W razie ewentualnych ograniczeń dostaw gazu na Białoruś Gazprom będzie nadal dostarczał gaz do Europy Zachodniej - zapewnił w piątek rzecznik koncernu Siergiej Kuprijanow. Dzień wcześniej koncern zagroził Białorusi odcięciem dostaw na Białoruś, jeśli do 21 czerwca Mińsk nie ureguluje swoich rachunków.
Według Gazpromu, Mińsk zalega z płatnościami na łączną kwotę 192 milionów dolarów. Strona rosyjska twierdzi, że jej białoruski partner Biełtransgaz w 2010 roku systematycznie łamie warunki umowy z 2006 roku i nie uznaje podwyżki cen gazu, wprowadzonej na początku tego roku.
Białoruś przyznaje, że ma dług wobec Rosji. Jednak zdaniem Mińska dług ten wynosił 1 maja 132,6 mln dolarów.

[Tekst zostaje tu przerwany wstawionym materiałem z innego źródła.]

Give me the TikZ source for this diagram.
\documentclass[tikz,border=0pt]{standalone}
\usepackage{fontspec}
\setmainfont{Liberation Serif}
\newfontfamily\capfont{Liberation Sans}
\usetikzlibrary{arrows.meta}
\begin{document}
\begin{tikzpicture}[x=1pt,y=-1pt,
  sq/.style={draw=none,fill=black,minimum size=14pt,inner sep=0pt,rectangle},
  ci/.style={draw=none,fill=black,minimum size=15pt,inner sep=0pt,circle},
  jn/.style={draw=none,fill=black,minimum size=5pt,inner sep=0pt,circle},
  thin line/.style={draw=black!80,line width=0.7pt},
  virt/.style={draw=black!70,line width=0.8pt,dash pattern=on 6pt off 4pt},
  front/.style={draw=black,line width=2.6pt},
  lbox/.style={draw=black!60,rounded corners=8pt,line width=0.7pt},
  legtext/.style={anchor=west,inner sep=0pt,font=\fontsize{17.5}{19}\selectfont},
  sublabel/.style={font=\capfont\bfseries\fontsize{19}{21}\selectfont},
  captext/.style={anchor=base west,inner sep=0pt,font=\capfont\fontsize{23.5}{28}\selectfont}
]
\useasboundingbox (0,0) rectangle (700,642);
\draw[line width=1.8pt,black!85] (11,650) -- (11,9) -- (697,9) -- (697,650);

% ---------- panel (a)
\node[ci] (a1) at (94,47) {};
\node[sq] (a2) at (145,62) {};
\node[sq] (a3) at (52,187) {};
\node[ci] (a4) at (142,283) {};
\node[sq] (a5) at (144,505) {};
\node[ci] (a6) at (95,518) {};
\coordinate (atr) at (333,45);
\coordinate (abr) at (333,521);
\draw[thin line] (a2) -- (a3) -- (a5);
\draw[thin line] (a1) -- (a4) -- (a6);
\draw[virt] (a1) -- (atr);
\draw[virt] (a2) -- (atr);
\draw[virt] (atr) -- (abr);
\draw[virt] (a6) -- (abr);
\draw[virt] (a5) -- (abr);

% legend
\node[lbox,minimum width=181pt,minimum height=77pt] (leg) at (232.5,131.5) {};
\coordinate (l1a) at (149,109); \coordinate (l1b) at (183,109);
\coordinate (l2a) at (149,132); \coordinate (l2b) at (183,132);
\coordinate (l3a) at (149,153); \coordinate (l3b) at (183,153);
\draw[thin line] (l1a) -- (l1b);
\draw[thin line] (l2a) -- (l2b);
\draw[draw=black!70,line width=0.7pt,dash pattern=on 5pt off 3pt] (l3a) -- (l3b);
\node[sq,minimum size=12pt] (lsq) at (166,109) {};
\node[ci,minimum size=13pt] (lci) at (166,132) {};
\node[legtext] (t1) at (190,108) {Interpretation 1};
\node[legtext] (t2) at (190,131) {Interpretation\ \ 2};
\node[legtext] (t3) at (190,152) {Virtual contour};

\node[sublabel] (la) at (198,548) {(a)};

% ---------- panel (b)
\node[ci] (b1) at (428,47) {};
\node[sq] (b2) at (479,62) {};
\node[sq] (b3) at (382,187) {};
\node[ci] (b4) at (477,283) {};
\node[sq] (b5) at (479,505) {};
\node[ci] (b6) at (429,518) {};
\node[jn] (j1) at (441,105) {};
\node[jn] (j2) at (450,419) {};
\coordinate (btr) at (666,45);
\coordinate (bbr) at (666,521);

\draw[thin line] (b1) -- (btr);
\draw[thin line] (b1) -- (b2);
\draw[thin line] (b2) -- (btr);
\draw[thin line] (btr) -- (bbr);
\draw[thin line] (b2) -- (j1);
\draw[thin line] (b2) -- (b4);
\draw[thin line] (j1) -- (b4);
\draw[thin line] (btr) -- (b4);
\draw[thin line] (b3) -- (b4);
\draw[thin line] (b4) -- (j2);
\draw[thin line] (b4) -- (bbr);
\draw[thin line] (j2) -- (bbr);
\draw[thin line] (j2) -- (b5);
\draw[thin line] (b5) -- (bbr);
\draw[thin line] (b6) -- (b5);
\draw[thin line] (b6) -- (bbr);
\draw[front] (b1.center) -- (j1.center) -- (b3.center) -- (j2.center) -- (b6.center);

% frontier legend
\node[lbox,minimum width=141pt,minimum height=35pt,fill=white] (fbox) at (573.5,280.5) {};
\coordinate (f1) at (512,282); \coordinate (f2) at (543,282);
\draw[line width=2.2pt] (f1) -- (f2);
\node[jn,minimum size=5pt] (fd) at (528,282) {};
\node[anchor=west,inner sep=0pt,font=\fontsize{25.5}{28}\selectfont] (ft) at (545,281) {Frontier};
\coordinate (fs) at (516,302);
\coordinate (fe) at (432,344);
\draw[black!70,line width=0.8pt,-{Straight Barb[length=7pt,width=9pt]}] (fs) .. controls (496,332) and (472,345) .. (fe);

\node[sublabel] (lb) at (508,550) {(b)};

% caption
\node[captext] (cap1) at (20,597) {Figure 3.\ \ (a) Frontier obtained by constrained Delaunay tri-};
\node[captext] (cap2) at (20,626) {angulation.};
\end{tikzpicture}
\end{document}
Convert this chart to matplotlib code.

Aleksiej Miller zapowiedział, że jeśli dług nie zostanie uregulowany, Gazprom od 21 czerwca będzie przesyłał Białorusinom tylko 15 procent dotychczasowych dostaw. Taka ilość ma być wystarczająca do utrzymania funkcjonalności systemu przesyłu gazu, ale nic ponad to.
Walka o Białoruskie rury
Gazprom już od kilku miesięcy stara się przejąć Biełtransgaz, firmę kontrolującą system przesyłowy gazu na Białorusi. Rosjanie wydali już 2,5 miliarda dolarów na akcje białoruskiej firmy, ale Kreml twierdzi, że zdecydowanie przepłacił i teraz stara się uzyskać korzystniejsze warunki na zakup pakietu kontrolnego.
Nie jest to też pierwszy raz, kiedy Rosja grozi Mińskowi przykręceniem gazowego kurka. Było już tak w 2007 roku. Wtedy konflikt toczył się o wyższą sumę - 450 mln USD. W odpowiedzi na ultimatum podobne do tego z czwartku, strona białoruska niemal natychmiast uregulowała zadłużenie.